- **Exercise description**
Retype each line of the material exactly, please, skipping any picture in it.

- **Information shown**

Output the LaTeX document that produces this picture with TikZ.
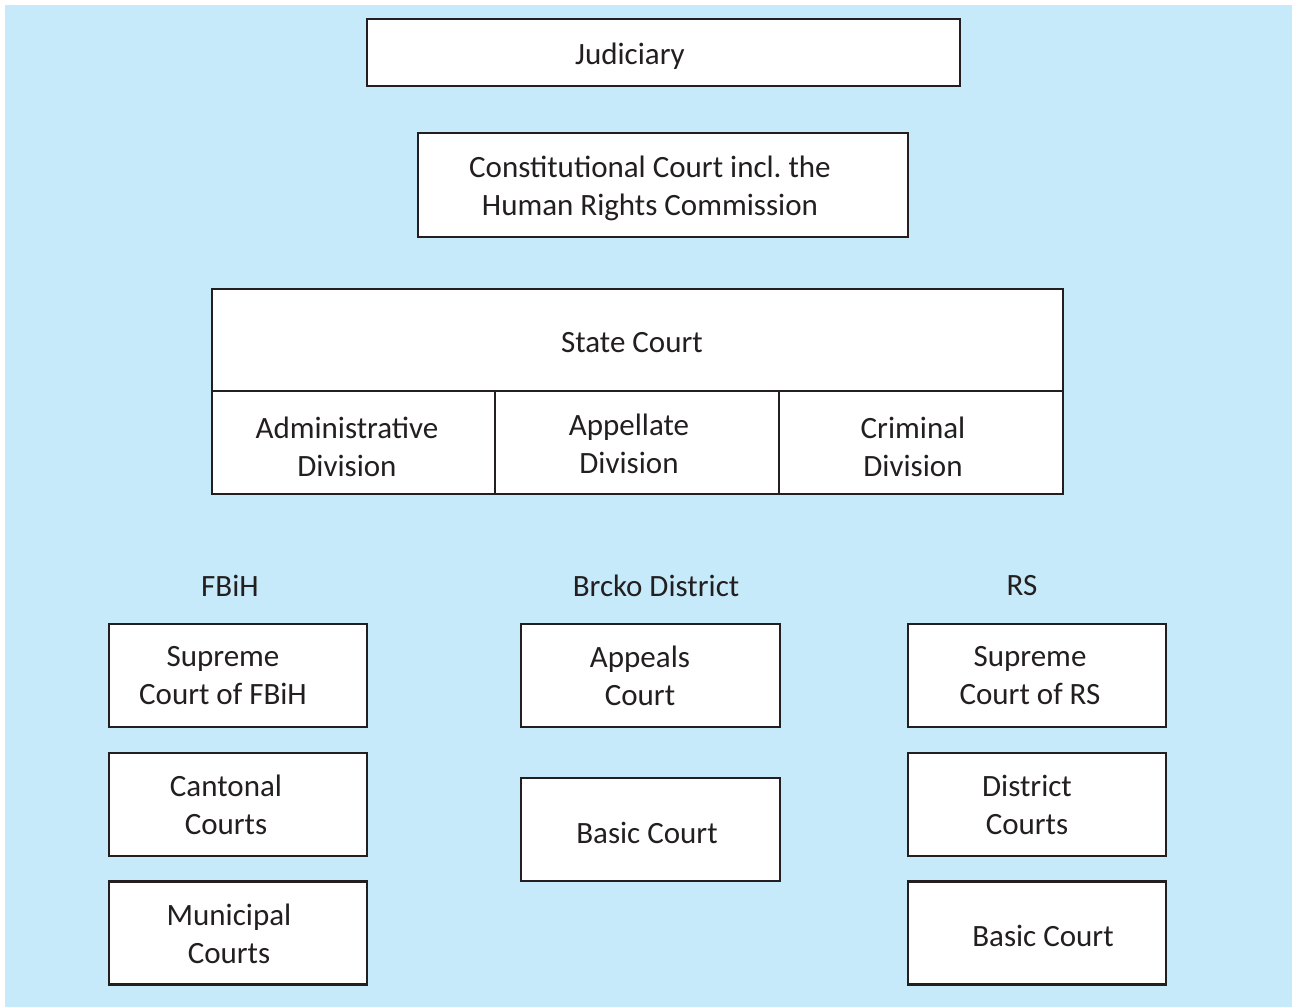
\documentclass[tikz,border=0pt]{standalone}
\usepackage{fontspec}
\setmainfont{Carlito}
\frenchspacing
\definecolor{bg}{RGB}{198,234,249}
\definecolor{ln}{RGB}{35,31,32}
\begin{document}
\begin{tikzpicture}[x=1pt,y=-1pt,
  box/.style={draw=ln, line width=2.2pt, fill=white, inner sep=0pt},
  txt/.style={inner sep=0pt, align=center, font=\fontsize{31}{38}\selectfont, text=ln},
  col/.style={box, minimum width=258pt, minimum height=103pt}]
\useasboundingbox (0,0) rectangle (1292,1007);
\fill[bg] (5,5) rectangle (1292,1007);
% boxes
\node[box, minimum width=593pt, minimum height=67pt] (jud) at (663.5,52.5) {};
\node[box, minimum width=490pt, minimum height=104pt] (con) at (663,185) {};
\node[box, minimum width=851pt, minimum height=102pt] (state) at (637.5,340) {};
\node[box, minimum width=283pt, minimum height=103pt] (adm) at (353.5,442.5) {};
\node[box, minimum width=284pt, minimum height=103pt] (app) at (637,442.5) {};
\node[box, minimum width=284pt, minimum height=103pt] (cri) at (921,442.5) {};
\node[col] (supf) at (238,675.5) {};
\node[col] (cant) at (238,804.5) {};
\node[col] (muni) at (238,933) {};
\node[col, minimum width=259pt] (appeal) at (650.5,675.5) {};
\node[col, minimum width=259pt] (basicb) at (650.5,829.5) {};
\node[col] (suprs) at (1037,675.5) {};
\node[col] (dist) at (1037,804.5) {};
\node[col] (basicr) at (1037,933) {};
% texts
\node[txt] (tjud) at (630,56) {Judiciary};
\node[txt] (tcon) at (650,188) {Constitutional Court incl. the\\Human Rights Commission};
\node[txt] (tstate) at (632,343) {State Court};
\node[txt] (tadm) at (347,447) {Administrative\\Division};
\node[txt] (tapp) at (629,444) {Appellate\\Division};
\node[txt] (tcri) at (913,447) {Criminal\\Division};
\node[txt] (fbih) at (230,586) {FBiH};
\node[txt] (brcko) at (656,586) {Brcko District};
\node[txt] (rs) at (1022,586) {RS};
\node[txt] (tsupf) at (223,676) {Supreme\\Court of FBiH};
\node[txt] (tcant) at (226,805) {Cantonal\\Courts};
\node[txt] (tmuni) at (229,934) {Municipal\\Courts};
\node[txt] (tappeal) at (640,676) {Appeals\\Court};
\node[txt] (tbasicb) at (647,833) {Basic Court};
\node[txt] (tsuprs) at (1030,676) {Supreme\\Court of RS};
\node[txt] (tdist) at (1027,805) {District\\Courts};
\node[txt] (tbasicr) at (1043,936) {Basic Court};
\end{tikzpicture}
\end{document}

- **Exercise response**
Output the LaTeX document that produces this picture with TikZ.
\documentclass[tikz,border=0pt]{standalone}
\usepackage{fontspec}
\setmainfont{Carlito}
\frenchspacing
\definecolor{bg}{RGB}{198,234,249}
\definecolor{ln}{RGB}{35,31,32}
\begin{document}
\begin{tikzpicture}[x=1pt,y=-1pt,
  box/.style={draw=ln, line width=2.2pt, fill=white, inner sep=0pt},
  txt/.style={inner sep=0pt, align=center, font=\fontsize{31}{38}\selectfont, text=ln},
  col/.style={box, minimum width=258pt, minimum height=103pt}]
\useasboundingbox (0,0) rectangle (1292,1007);
\fill[bg] (5,5) rectangle (1292,1007);
% boxes
\node[box, minimum width=593pt, minimum height=67pt] (jud) at (663.5,52.5) {};
\node[box, minimum width=490pt, minimum height=104pt] (con) at (663,185) {};
\node[box, minimum width=851pt, minimum height=102pt] (state) at (637.5,340) {};
\node[box, minimum width=283pt, minimum height=103pt] (adm) at (353.5,442.5) {};
\node[box, minimum width=284pt, minimum height=103pt] (app) at (637,442.5) {};
\node[box, minimum width=284pt, minimum height=103pt] (cri) at (921,442.5) {};
\node[col] (supf) at (238,675.5) {};
\node[col] (cant) at (238,804.5) {};
\node[col] (muni) at (238,933) {};
\node[col, minimum width=259pt] (appeal) at (650.5,675.5) {};
\node[col, minimum width=259pt] (basicb) at (650.5,829.5) {};
\node[col] (suprs) at (1037,675.5) {};
\node[col] (dist) at (1037,804.5) {};
\node[col] (basicr) at (1037,933) {};
% texts
\node[txt] (tjud) at (630,56) {Judiciary};
\node[txt] (tcon) at (650,188) {Constitutional Court incl. the\\Human Rights Commission};
\node[txt] (tstate) at (632,343) {State Court};
\node[txt] (tadm) at (347,447) {Administrative\\Division};
\node[txt] (tapp) at (629,444) {Appellate\\Division};
\node[txt] (tcri) at (913,447) {Criminal\\Division};
\node[txt] (fbih) at (230,586) {FBiH};
\node[txt] (brcko) at (656,586) {Brcko District};
\node[txt] (rs) at (1022,586) {RS};
\node[txt] (tsupf) at (223,676) {Supreme\\Court of FBiH};
\node[txt] (tcant) at (226,805) {Cantonal\\Courts};
\node[txt] (tmuni) at (229,934) {Municipal\\Courts};
\node[txt] (tappeal) at (640,676) {Appeals\\Court};
\node[txt] (tbasicb) at (647,833) {Basic Court};
\node[txt] (tsuprs) at (1030,676) {Supreme\\Court of RS};
\node[txt] (tdist) at (1027,805) {District\\Courts};
\node[txt] (tbasicr) at (1043,936) {Basic Court};
\end{tikzpicture}
\end{document}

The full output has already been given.